Stated task: Quote from the first line below through the line that contains "0.00105, 0.0003, -0.00014, -0.00014, 0.00004, 0.0002, 0.0002]", both included, and leave the pictures out.

Data segment:
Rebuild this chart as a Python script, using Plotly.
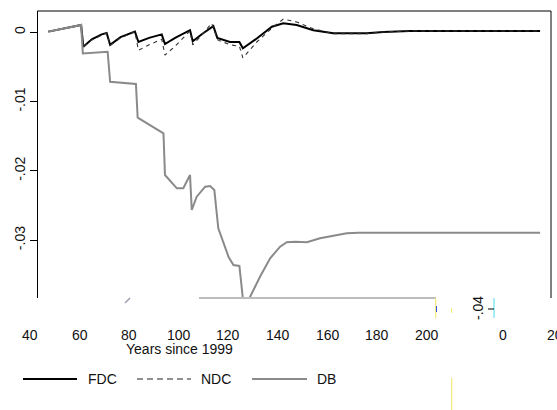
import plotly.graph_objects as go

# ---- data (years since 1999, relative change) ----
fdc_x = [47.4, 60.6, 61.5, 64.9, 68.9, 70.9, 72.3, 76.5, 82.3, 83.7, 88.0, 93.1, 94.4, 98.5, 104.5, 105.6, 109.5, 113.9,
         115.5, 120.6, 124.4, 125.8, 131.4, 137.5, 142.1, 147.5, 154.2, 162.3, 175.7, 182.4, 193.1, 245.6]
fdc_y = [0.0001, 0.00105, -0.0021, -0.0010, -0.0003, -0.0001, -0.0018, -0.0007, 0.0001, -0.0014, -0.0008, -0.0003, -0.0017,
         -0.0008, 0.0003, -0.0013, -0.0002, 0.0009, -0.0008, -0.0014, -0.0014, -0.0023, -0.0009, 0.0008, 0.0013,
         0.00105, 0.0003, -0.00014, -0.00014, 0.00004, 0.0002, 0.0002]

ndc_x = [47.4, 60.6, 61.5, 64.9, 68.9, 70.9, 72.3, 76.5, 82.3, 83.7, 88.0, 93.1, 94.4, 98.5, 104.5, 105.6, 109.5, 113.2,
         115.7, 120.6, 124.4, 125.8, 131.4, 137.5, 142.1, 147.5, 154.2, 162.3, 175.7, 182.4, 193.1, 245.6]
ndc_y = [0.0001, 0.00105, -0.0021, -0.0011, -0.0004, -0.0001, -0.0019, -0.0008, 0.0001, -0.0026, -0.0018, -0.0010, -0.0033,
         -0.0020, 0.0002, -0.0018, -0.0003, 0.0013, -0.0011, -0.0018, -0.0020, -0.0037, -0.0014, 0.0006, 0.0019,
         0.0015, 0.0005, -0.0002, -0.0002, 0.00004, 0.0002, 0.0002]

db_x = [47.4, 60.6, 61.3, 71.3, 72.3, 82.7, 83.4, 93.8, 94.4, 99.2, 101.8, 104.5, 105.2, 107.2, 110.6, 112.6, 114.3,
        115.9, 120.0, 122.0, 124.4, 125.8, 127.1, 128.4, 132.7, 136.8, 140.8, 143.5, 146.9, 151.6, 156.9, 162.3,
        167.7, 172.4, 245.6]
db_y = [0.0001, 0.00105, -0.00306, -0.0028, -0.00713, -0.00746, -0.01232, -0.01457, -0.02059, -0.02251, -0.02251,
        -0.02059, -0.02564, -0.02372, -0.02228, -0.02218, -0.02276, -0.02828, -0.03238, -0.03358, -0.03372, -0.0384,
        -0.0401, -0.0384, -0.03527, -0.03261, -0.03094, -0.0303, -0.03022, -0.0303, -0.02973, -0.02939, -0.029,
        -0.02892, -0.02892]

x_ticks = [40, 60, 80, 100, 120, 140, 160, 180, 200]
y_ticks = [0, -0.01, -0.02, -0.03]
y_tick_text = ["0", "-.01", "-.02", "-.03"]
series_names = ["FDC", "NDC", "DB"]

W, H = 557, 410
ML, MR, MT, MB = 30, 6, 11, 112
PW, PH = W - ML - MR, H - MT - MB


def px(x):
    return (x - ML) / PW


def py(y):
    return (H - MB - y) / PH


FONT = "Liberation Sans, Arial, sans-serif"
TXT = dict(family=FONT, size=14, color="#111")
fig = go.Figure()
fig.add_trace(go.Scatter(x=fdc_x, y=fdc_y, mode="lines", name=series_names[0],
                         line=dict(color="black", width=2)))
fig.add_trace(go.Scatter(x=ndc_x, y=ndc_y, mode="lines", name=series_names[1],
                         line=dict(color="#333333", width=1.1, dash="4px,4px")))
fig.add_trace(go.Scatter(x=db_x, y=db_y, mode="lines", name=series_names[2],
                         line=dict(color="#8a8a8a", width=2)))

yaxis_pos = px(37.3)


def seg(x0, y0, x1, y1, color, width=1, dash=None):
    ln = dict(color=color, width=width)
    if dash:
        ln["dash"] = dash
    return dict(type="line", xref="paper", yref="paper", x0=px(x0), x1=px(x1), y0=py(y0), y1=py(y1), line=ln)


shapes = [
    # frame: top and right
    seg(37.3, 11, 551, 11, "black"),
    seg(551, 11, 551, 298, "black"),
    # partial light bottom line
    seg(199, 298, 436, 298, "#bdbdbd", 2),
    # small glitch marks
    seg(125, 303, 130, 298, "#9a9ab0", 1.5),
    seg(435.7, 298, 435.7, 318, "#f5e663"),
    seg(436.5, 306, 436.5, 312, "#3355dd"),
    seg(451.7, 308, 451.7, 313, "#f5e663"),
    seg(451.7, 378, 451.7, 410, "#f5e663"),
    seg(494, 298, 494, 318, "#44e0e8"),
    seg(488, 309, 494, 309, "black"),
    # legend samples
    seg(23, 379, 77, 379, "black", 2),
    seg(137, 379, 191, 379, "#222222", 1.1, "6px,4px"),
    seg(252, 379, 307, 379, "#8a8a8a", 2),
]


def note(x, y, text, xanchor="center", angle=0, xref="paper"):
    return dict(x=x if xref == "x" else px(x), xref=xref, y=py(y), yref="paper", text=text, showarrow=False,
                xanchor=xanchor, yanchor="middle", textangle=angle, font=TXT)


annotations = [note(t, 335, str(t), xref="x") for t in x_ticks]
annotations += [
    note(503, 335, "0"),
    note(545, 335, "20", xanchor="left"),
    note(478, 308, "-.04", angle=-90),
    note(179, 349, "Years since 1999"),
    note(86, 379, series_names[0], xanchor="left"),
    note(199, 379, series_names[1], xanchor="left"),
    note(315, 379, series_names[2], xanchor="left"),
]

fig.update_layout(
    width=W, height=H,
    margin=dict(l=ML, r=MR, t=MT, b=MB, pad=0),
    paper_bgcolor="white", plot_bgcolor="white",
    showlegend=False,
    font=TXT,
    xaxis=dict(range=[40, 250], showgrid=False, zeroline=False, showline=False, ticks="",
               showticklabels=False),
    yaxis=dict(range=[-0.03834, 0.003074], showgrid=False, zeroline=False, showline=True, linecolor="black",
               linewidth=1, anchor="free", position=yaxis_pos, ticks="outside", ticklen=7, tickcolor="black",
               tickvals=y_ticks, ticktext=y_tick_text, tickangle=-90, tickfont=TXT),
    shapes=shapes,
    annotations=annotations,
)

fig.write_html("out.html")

Response to this task:
Rebuild this chart as a Python script, using Plotly.
import plotly.graph_objects as go

# ---- data (years since 1999, relative change) ----
fdc_x = [47.4, 60.6, 61.5, 64.9, 68.9, 70.9, 72.3, 76.5, 82.3, 83.7, 88.0, 93.1, 94.4, 98.5, 104.5, 105.6, 109.5, 113.9,
         115.5, 120.6, 124.4, 125.8, 131.4, 137.5, 142.1, 147.5, 154.2, 162.3, 175.7, 182.4, 193.1, 245.6]
fdc_y = [0.0001, 0.00105, -0.0021, -0.0010, -0.0003, -0.0001, -0.0018, -0.0007, 0.0001, -0.0014, -0.0008, -0.0003, -0.0017,
         -0.0008, 0.0003, -0.0013, -0.0002, 0.0009, -0.0008, -0.0014, -0.0014, -0.0023, -0.0009, 0.0008, 0.0013,
         0.00105, 0.0003, -0.00014, -0.00014, 0.00004, 0.0002, 0.0002]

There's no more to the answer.